▸ **Given task**
Only lines with the string "script" matter here; gather them from the material below.

***** Listed entries

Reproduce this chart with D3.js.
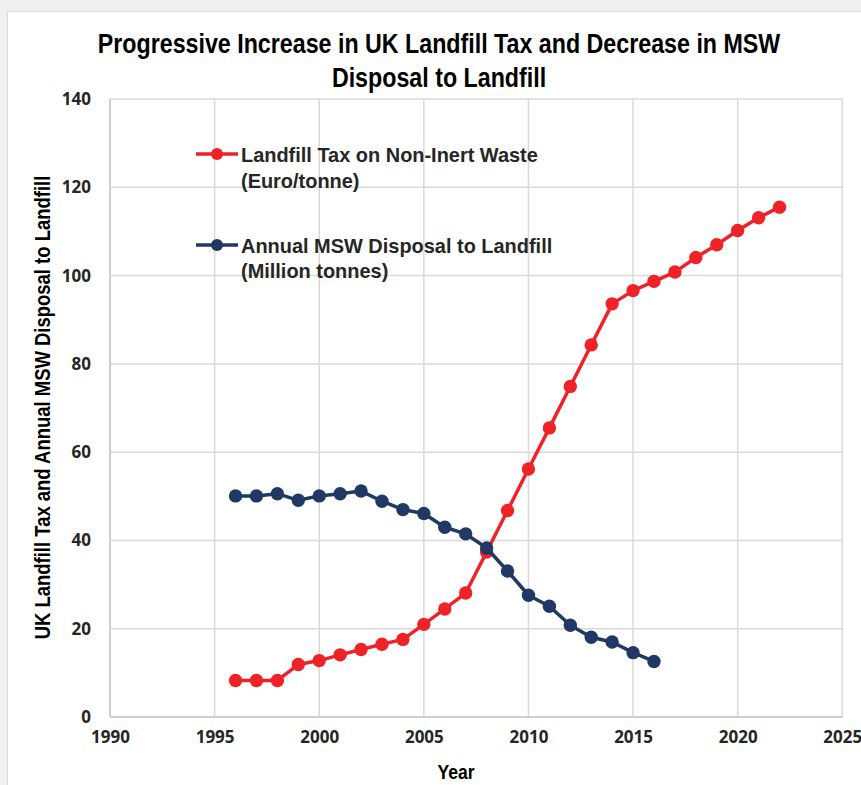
<!DOCTYPE html>
<html><head><meta charset="utf-8">
<script src="https://cdn.jsdelivr.net/npm/d3@7"></script>
<style>html,body{margin:0;padding:0;background:#f0f0f0;}svg{display:block;}</style>
</head><body>
<svg id="c" width="861" height="785"></svg>
<script>
const title = ["Progressive Increase in UK Landfill Tax and Decrease in MSW", "Disposal to Landfill"];
const xTicks = [1990, 1995, 2000, 2005, 2010, 2015, 2020, 2025];
const yTicks = [0, 20, 40, 60, 80, 100, 120, 140];
const taxYears = [1996,1997,1998,1999,2000,2001,2002,2003,2004,2005,2006,2007,2008,2009,2010,2011,2012,2013,2014,2015,2016,2017,2018,2019,2020,2021,2022];
const taxValues = [8.3,8.3,8.3,11.9,12.8,14.1,15.3,16.5,17.6,21.0,24.5,28.1,37.4,46.8,56.2,65.5,74.9,84.3,93.6,96.6,98.7,100.8,104.1,107.0,110.2,113.1,115.5];
const mswYears = [1996,1997,1998,1999,2000,2001,2002,2003,2004,2005,2006,2007,2008,2009,2010,2011,2012,2013,2014,2015,2016];
const mswValues = [50.1,50.1,50.6,49.1,50.1,50.6,51.2,48.9,47.0,46.1,43.0,41.5,38.3,33.1,27.6,25.1,20.8,18.1,17.0,14.6,12.6];
const seriesNames = [["Landfill Tax on Non-Inert Waste", "(Euro/tonne)"], ["Annual MSW Disposal to Landfill", "(Million tonnes)"]];
const seriesColors = ["#ee2227", "#1f3864"];
const xLabel = "Year";
const yLabel = "UK Landfill Tax and Annual MSW Disposal to Landfill";

const sans = "'Liberation Sans',Arial,sans-serif";
const tickFont = "'Open Sans',sans-serif";
const svg = d3.select("#c");

// narrow-looking text: place with a transform that compresses horizontally
function narrowText(parent, str, tx, ty, k, opts){
  const t = parent.append("text")
    .attr("transform", `translate(${tx},${ty})` + (opts.rotate ? ` rotate(${opts.rotate})` : "") + ` scale(${k},1)`)
    .attr("text-anchor", opts.anchor || "start")
    .attr("font-family", sans).attr("font-weight","bold")
    .attr("font-size", opts.size).attr("fill", opts.fill || "#000")
    .text(str);
  return t;
}

svg.append("rect").attr("x",0).attr("y",0).attr("width",861).attr("height",785).attr("fill","#f0f0f0");
svg.append("rect").attr("x",7.5).attr("y",11.5).attr("width",900).attr("height",800)
  .attr("fill","#fff").attr("stroke","#d9d9d9").attr("stroke-width",1);

const x = d3.scaleLinear().domain([1990,2025]).range([110,842.3]);
const y = d3.scaleLinear().domain([0,140]).range([717.1,99]);

// gridlines
const g = svg.append("g");
g.selectAll(".vg").data(xTicks).join("line")
  .attr("x1",d=>x(d)).attr("x2",d=>x(d)).attr("y1",y(140)).attr("y2",y(0))
  .attr("stroke","#d9d9d9").attr("stroke-width",1.5);
g.selectAll(".hg").data(yTicks).join("line")
  .attr("x1",x(1990)).attr("x2",x(2025)).attr("y1",d=>y(d)).attr("y2",d=>y(d))
  .attr("stroke","#d9d9d9").attr("stroke-width",1.5);
g.append("line").attr("x1",x(1990)).attr("x2",x(2025)).attr("y1",y(0)).attr("y2",y(0)).attr("stroke","#cfcfcf").attr("stroke-width",2);
g.append("line").attr("x1",x(1990)).attr("x2",x(1990)).attr("y1",y(0)).attr("y2",y(140)).attr("stroke","#cfcfcf").attr("stroke-width",2);

// axes via d3
const xAxis = d3.axisBottom(x).tickValues(xTicks).tickFormat(d3.format("d")).tickSize(0).tickPadding(14);
const xa = svg.append("g").attr("transform",`translate(0,${y(0)})`).call(xAxis);
xa.select(".domain").remove();
xa.selectAll("text").attr("font-family",tickFont).attr("font-weight","bold").attr("font-size","17px").attr("fill","#262626");

const yAxis = d3.axisLeft(y).tickValues(yTicks).tickSize(0).tickPadding(19);
const ya = svg.append("g").attr("transform",`translate(${x(1990)},0)`).call(yAxis);
ya.select(".domain").remove();
ya.selectAll("text").attr("font-family",tickFont).attr("font-weight","bold").attr("font-size","17px").attr("fill","#262626");

// series
const series = [
  {years: taxYears, values: taxValues, color: seriesColors[0]},
  {years: mswYears, values: mswValues, color: seriesColors[1]}
];
const line = d3.line().x(d=>x(d[0])).y(d=>y(d[1]));
series.forEach(s=>{
  const pts = s.years.map((yr,i)=>[yr, s.values[i]]);
  svg.append("path").datum(pts).attr("d",line).attr("fill","none").attr("stroke",s.color).attr("stroke-width",3.5).attr("stroke-linejoin","round");
  svg.append("g").selectAll("circle").data(pts).join("circle")
    .attr("cx",d=>x(d[0])).attr("cy",d=>y(d[1])).attr("r",6.7).attr("fill",s.color);
});

// title
title.forEach((t,i)=>narrowText(svg, t, 439, 53+i*33.5, 0.83, {anchor:"middle", size:"28px"}));

// legend
const leg = [{cy:154, base:[162,188]},{cy:245, base:[252.5,278]}];
leg.forEach((l,i)=>{
  svg.append("line").attr("x1",196).attr("x2",238).attr("y1",l.cy).attr("y2",l.cy).attr("stroke",seriesColors[i]).attr("stroke-width",3.5);
  svg.append("circle").attr("cx",217).attr("cy",l.cy).attr("r",6).attr("fill",seriesColors[i]);
  seriesNames[i].forEach((t,j)=>narrowText(svg, t, 241, l.base[j], 0.95, {size:"21px", fill:"#262626"}));
});

// axis titles
narrowText(svg, xLabel, 456, 779, 0.88, {anchor:"middle", size:"20px"});
narrowText(svg, yLabel, 50, 407.5, 0.84, {anchor:"middle", size:"22px", rotate:-90});
</script>
</body></html>
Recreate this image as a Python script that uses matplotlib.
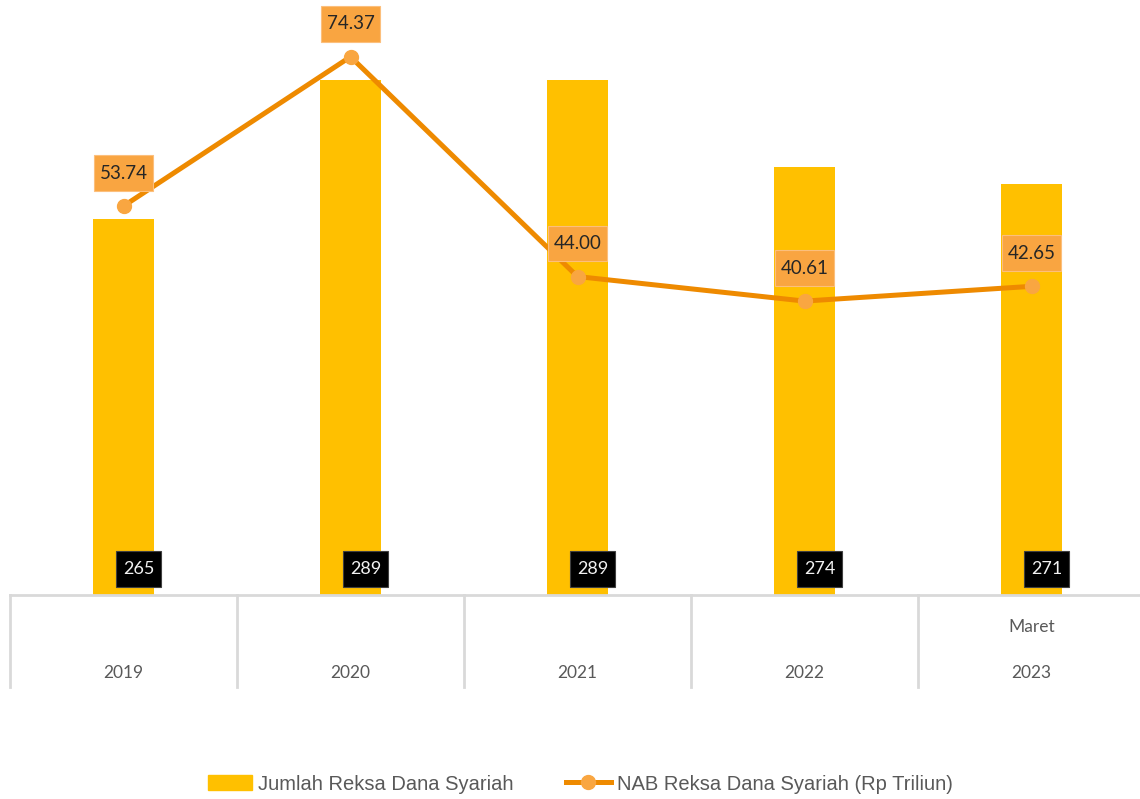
import matplotlib.pyplot as plt
from matplotlib.patches import Patch, Rectangle
from matplotlib.lines import Line2D
import matplotlib.transforms as mtransforms

# data
years = ["2019", "2020", "2021", "2022", "2023"]
sub_labels = ["", "", "", "", "Maret"]
jumlah = [265, 289, 289, 274, 271]
nab = [53.74, 74.37, 44.00, 40.61, 42.65]

bar_color = "#FFC000"
line_color = "#EE8A00"
marker_color = "#F9A641"
grid_grey = "#D9D9D9"
text_grey = "#595959"

fig = plt.figure(figsize=(11.4, 7.99), dpi=100)
ax = fig.add_axes([10 / 1140, 204 / 799, 1135 / 1140, 579 / 799])
ax2 = ax.twinx()

x = list(range(len(years)))
ax.bar(x, jumlah, width=0.27, color=bar_color, zorder=2)
ax.set_ylim(200, 300)
ax.set_xlim(-0.5, 4.5)

ax2.plot(x, nab, color=line_color, lw=3.6, marker="o", markersize=10,
         markerfacecolor=marker_color, markeredgecolor=marker_color, zorder=3)
ax2.set_ylim(0, 80)

for a in (ax, ax2):
    for s in a.spines.values():
        s.set_visible(False)
    a.set_xticks([])
    a.set_yticks([])

# bottom line + category separators
trans = mtransforms.blended_transform_factory(ax.transData, ax.transAxes)
ax.plot([-0.5, 4.5], [0, 0], transform=trans, color=grid_grey, lw=2, clip_on=False, zorder=4)
for b in [-0.5, 0.5, 1.5, 2.5, 3.5, 4.5]:
    ax.plot([b, b], [0, -92 / 579], transform=trans, color=grid_grey, lw=2, clip_on=False)

for i, (yr, sub) in enumerate(zip(years, sub_labels)):
    ax.text(i, -78 / 579, yr, transform=trans, ha="center", va="center",
            fontsize=12.5, color=text_grey, family="Lato")
    if sub:
        ax.text(i, -32 / 579, sub, transform=trans, ha="center", va="center",
                fontsize=12.5, color=text_grey, family="Lato")


def label_box(axis, xv, yv, dx, dy, w, h, fc, ec, z):
    # box sized in points, centred at an offset from a data point
    tr = mtransforms.Affine2D().scale(fig.dpi / 72) + \
        mtransforms.ScaledTranslation(xv, yv, axis.transData)
    axis.add_patch(Rectangle((dx - w / 2, dy - h / 2), w, h, transform=tr,
                             fc=fc, ec=ec, lw=0.8, clip_on=False, zorder=z))


# bar labels (inside base)
for i, v in enumerate(jumlah):
    label_box(ax, i, 200, 10.8, 18.7, 31.7, 25.9, "black", "#404040", 5)
    ax.annotate(str(v), xy=(i, 200), xytext=(10.8, 18.7), textcoords="offset points",
                ha="center", va="center", fontsize=13, color="#F2F2F2", family="Lato",
                zorder=6)

# line labels
for i, v in enumerate(nab):
    label_box(ax2, i, v, 0, 23.8, 41.8, 25.9, "#F9A541", "#FCBF7C", 6)
    ax2.annotate(f"{v:.2f}", xy=(i, v), xytext=(0, 23.8), textcoords="offset points",
                 ha="center", va="center", fontsize=13.5, color="#262626", family="Lato",
                 zorder=7)

handles = [
    Patch(facecolor=bar_color, edgecolor=bar_color, label="Jumlah Reksa Dana Syariah"),
    Line2D([0], [0], color=line_color, lw=3.6, marker="o", markersize=10,
           markerfacecolor=marker_color, markeredgecolor=marker_color,
           label="NAB Reksa Dana Syariah (Rp Triliun)"),
]
leg = fig.legend(handles=handles, loc="center", bbox_to_anchor=(0.509, 15 / 799), ncol=2,
                 frameon=False, handlelength=2.2, handletextpad=0.3, columnspacing=2.6,
                 prop={"family": "Liberation Sans", "size": 14.5})
for t in leg.get_texts():
    t.set_color(text_grey)

fig.savefig("out.png", dpi=100)
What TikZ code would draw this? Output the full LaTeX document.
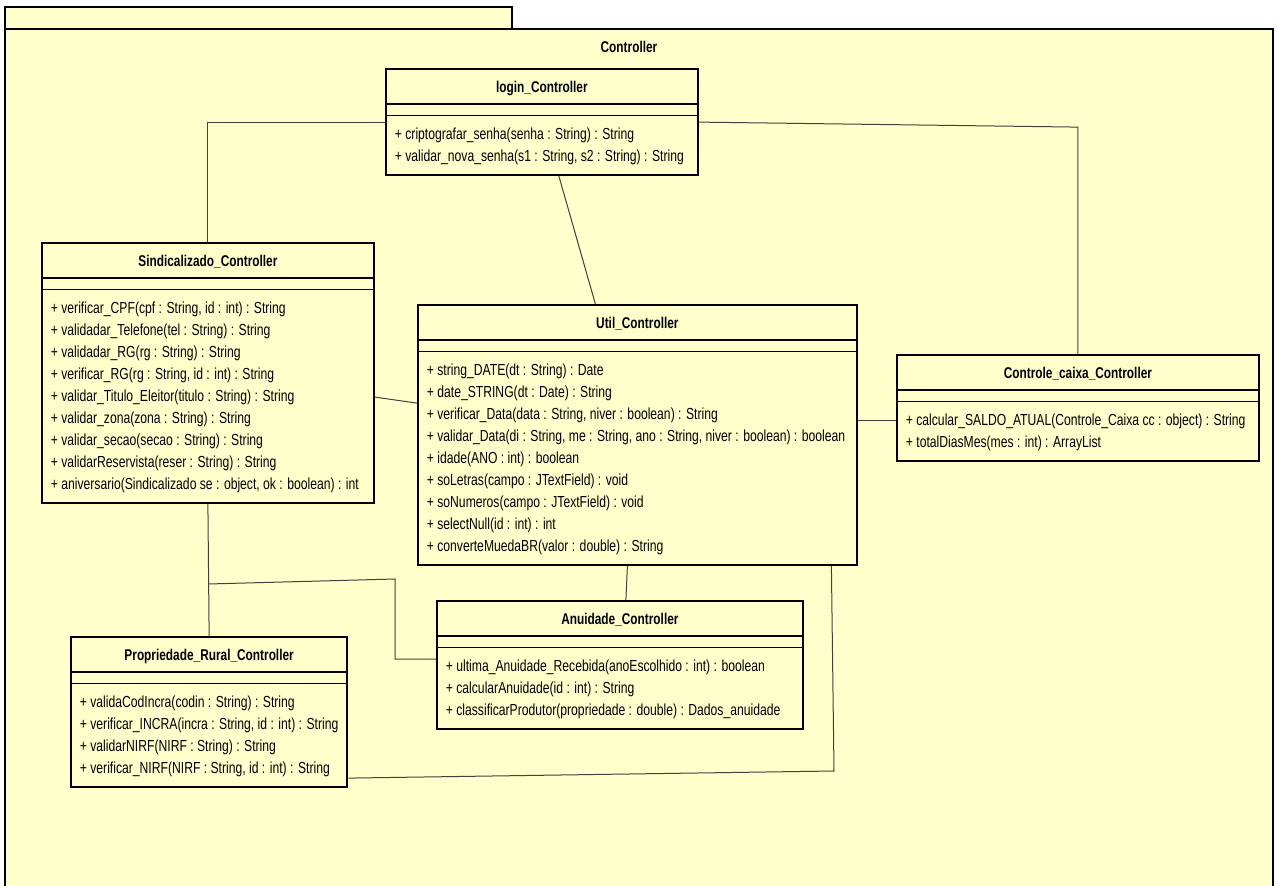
\documentclass[tikz,border=0pt]{standalone}
\usepackage{fontspec}
\setmainfont{Liberation Sans}[FakeStretch=0.76]
\usetikzlibrary{shapes.multipart,calc}
\usepackage{xcolor}
\definecolor{umlfill}{HTML}{FFFFCC}
\newcommand{\cname}[1]{\rule[-10pt]{0pt}{33pt}{\fontsize{15.6}{22}\selectfont\bfseries #1}}
\newcommand{\ops}[1]{\begin{tabular}{@{}l@{}}\rule{0pt}{23pt}#1\rule[-13pt]{0pt}{13pt}\end{tabular}}

\begin{document}
\begin{tikzpicture}[x=1pt, y=-1pt,
  umlclass/.style={rectangle split, rectangle split parts=3, draw, fill=umlfill, line width=1.8pt,
    anchor=north west, inner xsep=9pt, inner ysep=0pt, minimum width=#1,
    rectangle split part align={center,left,left}, font=\fontsize{16}{22}\selectfont},
  link/.style={draw=black!75, line width=1pt}]
  \clip (0,0) rectangle (1278,886);
  \useasboundingbox (0,0) rectangle (1278,886);
  % package
  \draw[fill=umlfill, line width=2.4pt] (5,7) rectangle (512,29);
  \draw[fill=umlfill, line width=2.4pt] (5,29) rectangle (1273,900);
  \node[font=\fontsize{15.6}{17}\selectfont\bfseries] (pkg) at (629,47) {Controller};

  \node[umlclass=312pt] (login) at (385,68) {
  \nodepart{one}\cname{login\_Controller}
  \nodepart{two}\rule{0pt}{10pt}
  \nodepart{three}\ops{+ criptografar\_senha(senha : String) : String\\
  + validar\_nova\_senha(s1 : String, s2 : String) : String}
  };
  \node[umlclass=332pt] (sind) at (41,242) {
  \nodepart{one}\cname{Sindicalizado\_Controller}
  \nodepart{two}\rule{0pt}{10pt}
  \nodepart{three}\ops{+ verificar\_CPF(cpf : String, id : int) : String\\
  + validadar\_Telefone(tel : String) : String\\
  + validadar\_RG(rg : String) : String\\
  + verificar\_RG(rg : String, id : int) : String\\
  + validar\_Titulo\_Eleitor(titulo : String) : String\\
  + validar\_zona(zona : String) : String\\
  + validar\_secao(secao : String) : String\\
  + validarReservista(reser : String) : String\\
  + aniversario(Sindicalizado se : object, ok : boolean) : int}
  };
  \node[umlclass=439pt] (util) at (417,304) {
  \nodepart{one}\cname{Util\_Controller}
  \nodepart{two}\rule{0pt}{10pt}
  \nodepart{three}\ops{+ string\_DATE(dt : String) : Date\\
  + date\_STRING(dt : Date) : String\\
  + verificar\_Data(data : String, niver : boolean) : String\\
  + validar\_Data(di : String, me : String, ano : String, niver : boolean) : boolean\\
  + idade(ANO : int) : boolean\\
  + soLetras(campo : JTextField) : void\\
  + soNumeros(campo : JTextField) : void\\
  + selectNull(id : int) : int\\
  + converteMuedaBR(valor : double) : String}
  };
  \node[umlclass=362pt] (caixa) at (896,354) {
  \nodepart{one}\cname{Controle\_caixa\_Controller}
  \nodepart{two}\rule{0pt}{10pt}
  \nodepart{three}\ops{+ calcular\_SALDO\_ATUAL(Controle\_Caixa cc : object) : String\\
  + totalDiasMes(mes : int) : ArrayList}
  };
  \node[umlclass=366pt] (anuid) at (436,600) {
  \nodepart{one}\cname{Anuidade\_Controller}
  \nodepart{two}\rule{0pt}{10pt}
  \nodepart{three}\ops{+ ultima\_Anuidade\_Recebida(anoEscolhido : int) : boolean\\
  + calcularAnuidade(id : int) : String\\
  + classificarProdutor(propriedade : double) : Dados\_anuidade}
  };
  \node[umlclass=275pt] (prop) at (70,636) {
  \nodepart{one}\cname{Propriedade\_Rural\_Controller}
  \nodepart{two}\rule{0pt}{10pt}
  \nodepart{three}\ops{+ validaCodIncra(codin : String) : String\\
  + verificar\_INCRA(incra : String, id : int) : String\\
  + validarNIRF(NIRF : String) : String\\
  + verificar\_NIRF(NIRF : String, id : int) : String}
  };

  % associations
  \coordinate (forkA) at (395,579);
  \coordinate (forkB) at (395,659);
  \coordinate (turn) at (834,771);
  \draw[link] (login.west) -| (sind.north);
  \draw[link] ([xshift=17pt]login.south) -- ([xshift=-42pt]util.north);
  \draw[link] (login.east) -- ($(login.east -| caixa.north)+(0,5)$) -- (caixa.north);
  \draw[link] ([yshift=-24pt]sind.east) -- ([yshift=32pt]util.west);
  \draw[link] ([yshift=-12pt]caixa.west) -- ([yshift=-12pt]caixa.west -| util.east);
  \draw[link] (sind.south) -- (prop.north);
  \draw[link] (sind.south |- 0,584) -- (forkA) -- (forkB) -- ([yshift=6pt]anuid.west);
  \draw[link] ([xshift=-10pt]util.south) -- ([xshift=6pt]anuid.north);
  \draw[link] ([xshift=194pt]util.south) -- (turn) -- ([yshift=-66pt]prop.east);
\end{tikzpicture}
\end{document}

**********

▸ **Worked solution**
<script src="https://cdn.jsdelivr.net/npm/d3@7"></script>
<script>
</script>
Recreate this image as a Python script that uses matplotlib.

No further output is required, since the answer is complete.